Task details
State the number of lines in the material below that have "this" in them, without any other text.

Information supplied

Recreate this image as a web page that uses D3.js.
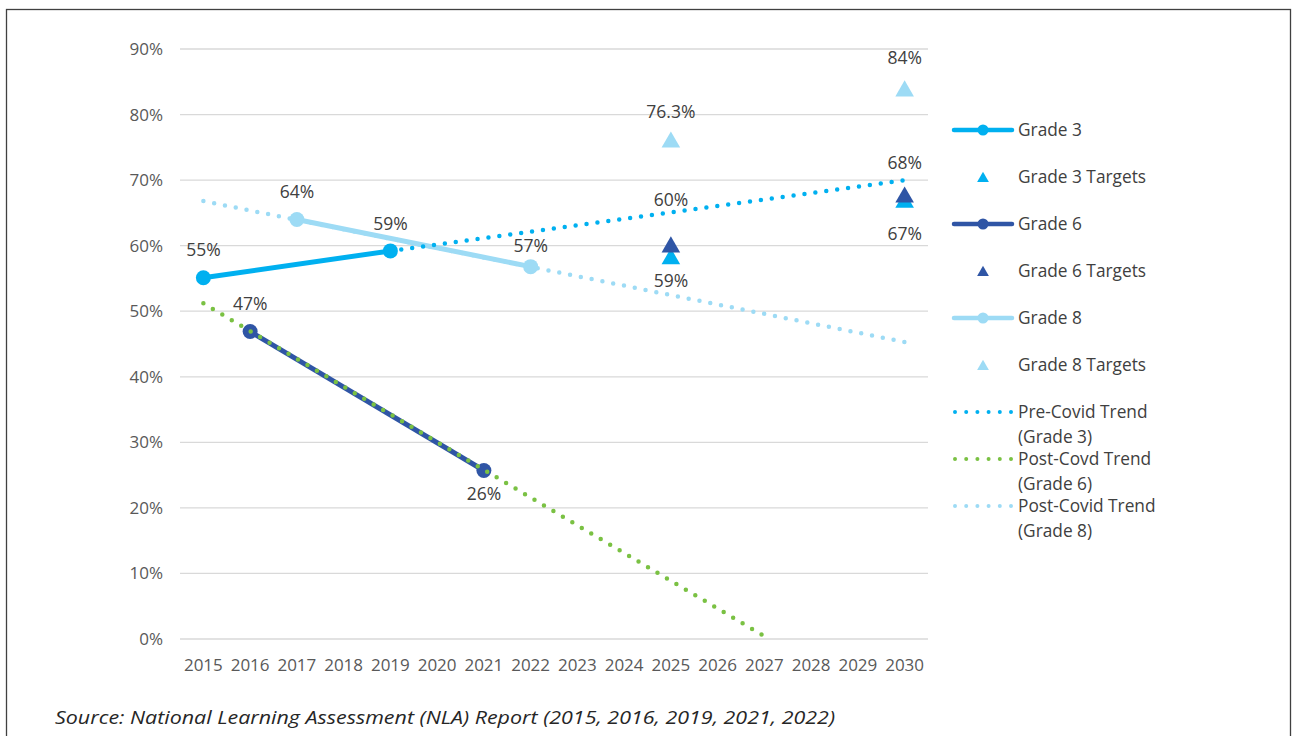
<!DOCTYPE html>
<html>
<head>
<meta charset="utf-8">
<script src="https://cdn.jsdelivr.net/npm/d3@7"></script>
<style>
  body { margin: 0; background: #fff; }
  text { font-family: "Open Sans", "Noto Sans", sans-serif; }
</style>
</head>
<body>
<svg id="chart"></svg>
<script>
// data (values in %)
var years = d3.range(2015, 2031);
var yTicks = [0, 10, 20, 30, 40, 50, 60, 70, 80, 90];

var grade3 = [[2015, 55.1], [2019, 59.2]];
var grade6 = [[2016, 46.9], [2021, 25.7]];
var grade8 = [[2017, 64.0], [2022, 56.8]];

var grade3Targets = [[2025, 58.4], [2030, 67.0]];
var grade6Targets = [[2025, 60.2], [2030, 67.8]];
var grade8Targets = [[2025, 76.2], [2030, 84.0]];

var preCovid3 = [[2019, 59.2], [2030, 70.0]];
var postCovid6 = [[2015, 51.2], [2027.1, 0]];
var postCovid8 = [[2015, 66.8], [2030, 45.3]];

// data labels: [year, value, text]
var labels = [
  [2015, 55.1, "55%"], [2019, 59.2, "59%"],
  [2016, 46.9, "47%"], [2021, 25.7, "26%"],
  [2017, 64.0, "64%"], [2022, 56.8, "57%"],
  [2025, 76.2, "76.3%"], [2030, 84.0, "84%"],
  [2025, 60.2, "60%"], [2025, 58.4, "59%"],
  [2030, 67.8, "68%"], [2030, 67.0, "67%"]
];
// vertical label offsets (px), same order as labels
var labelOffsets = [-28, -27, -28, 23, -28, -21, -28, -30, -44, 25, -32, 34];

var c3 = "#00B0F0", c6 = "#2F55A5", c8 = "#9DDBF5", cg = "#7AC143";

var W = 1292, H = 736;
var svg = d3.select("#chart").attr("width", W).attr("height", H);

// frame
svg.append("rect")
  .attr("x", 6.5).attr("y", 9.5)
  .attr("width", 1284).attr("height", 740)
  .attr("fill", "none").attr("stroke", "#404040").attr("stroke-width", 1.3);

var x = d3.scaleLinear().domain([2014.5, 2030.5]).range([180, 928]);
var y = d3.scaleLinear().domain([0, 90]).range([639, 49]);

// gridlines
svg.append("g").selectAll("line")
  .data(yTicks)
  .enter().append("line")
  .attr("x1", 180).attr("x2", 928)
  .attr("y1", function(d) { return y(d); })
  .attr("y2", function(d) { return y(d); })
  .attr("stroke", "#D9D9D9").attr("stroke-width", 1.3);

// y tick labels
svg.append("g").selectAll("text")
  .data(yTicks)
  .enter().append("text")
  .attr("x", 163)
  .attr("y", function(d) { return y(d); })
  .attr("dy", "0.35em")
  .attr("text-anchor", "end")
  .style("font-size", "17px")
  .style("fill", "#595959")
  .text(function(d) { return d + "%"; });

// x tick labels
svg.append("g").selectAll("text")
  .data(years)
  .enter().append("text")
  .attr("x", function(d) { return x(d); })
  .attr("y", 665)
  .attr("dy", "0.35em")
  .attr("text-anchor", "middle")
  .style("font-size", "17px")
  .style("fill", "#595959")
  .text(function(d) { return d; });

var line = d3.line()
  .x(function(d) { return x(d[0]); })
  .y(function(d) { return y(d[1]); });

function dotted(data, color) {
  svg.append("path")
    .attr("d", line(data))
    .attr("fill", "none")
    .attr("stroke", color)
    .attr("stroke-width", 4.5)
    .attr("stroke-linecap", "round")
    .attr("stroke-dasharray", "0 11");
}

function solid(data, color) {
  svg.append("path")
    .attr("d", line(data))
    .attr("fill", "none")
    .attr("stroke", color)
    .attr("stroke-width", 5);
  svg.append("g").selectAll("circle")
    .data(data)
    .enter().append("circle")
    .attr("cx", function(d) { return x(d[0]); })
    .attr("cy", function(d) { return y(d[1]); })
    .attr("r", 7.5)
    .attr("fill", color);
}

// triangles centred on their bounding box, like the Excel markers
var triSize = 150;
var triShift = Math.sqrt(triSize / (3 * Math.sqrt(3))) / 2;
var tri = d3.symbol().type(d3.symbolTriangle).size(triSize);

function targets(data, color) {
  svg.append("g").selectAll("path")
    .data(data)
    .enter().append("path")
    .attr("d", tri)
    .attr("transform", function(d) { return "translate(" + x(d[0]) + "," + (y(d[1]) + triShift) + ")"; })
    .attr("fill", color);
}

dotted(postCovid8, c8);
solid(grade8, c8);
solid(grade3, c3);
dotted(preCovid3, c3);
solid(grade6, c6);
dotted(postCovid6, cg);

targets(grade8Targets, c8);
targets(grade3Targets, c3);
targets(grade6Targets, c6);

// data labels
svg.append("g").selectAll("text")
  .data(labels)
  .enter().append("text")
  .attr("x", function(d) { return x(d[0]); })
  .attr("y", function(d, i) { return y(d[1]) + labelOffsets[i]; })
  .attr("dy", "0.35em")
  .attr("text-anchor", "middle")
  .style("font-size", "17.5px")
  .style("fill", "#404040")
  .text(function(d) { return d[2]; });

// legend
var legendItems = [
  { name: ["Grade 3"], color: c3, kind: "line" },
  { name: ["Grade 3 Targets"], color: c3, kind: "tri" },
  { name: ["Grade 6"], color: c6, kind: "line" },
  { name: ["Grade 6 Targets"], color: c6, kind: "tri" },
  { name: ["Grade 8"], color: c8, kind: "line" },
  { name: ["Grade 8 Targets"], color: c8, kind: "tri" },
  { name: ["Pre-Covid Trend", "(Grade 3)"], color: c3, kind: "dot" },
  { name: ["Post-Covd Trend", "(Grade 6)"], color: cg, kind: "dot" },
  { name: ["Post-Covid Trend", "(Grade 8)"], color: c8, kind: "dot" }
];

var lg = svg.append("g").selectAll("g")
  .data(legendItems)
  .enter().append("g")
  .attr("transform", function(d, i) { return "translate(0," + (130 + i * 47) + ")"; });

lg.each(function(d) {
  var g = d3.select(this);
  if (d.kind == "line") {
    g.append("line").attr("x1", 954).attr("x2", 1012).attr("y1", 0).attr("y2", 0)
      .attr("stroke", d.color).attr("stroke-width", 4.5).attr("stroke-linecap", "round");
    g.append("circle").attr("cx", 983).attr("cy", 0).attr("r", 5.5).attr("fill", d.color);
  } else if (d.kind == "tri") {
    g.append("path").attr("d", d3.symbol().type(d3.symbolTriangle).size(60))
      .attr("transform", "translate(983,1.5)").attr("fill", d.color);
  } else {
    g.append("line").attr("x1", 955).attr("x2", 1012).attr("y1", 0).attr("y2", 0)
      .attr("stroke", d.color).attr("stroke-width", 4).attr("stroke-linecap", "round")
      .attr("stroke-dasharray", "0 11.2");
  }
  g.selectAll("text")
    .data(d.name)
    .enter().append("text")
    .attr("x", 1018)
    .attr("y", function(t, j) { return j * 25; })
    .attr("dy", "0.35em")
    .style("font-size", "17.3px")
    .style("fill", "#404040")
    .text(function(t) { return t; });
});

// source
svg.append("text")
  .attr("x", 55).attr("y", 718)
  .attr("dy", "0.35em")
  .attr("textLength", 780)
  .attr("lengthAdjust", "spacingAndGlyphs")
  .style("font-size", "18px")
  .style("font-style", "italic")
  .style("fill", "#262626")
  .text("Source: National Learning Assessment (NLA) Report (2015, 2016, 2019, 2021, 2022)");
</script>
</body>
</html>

Output below
2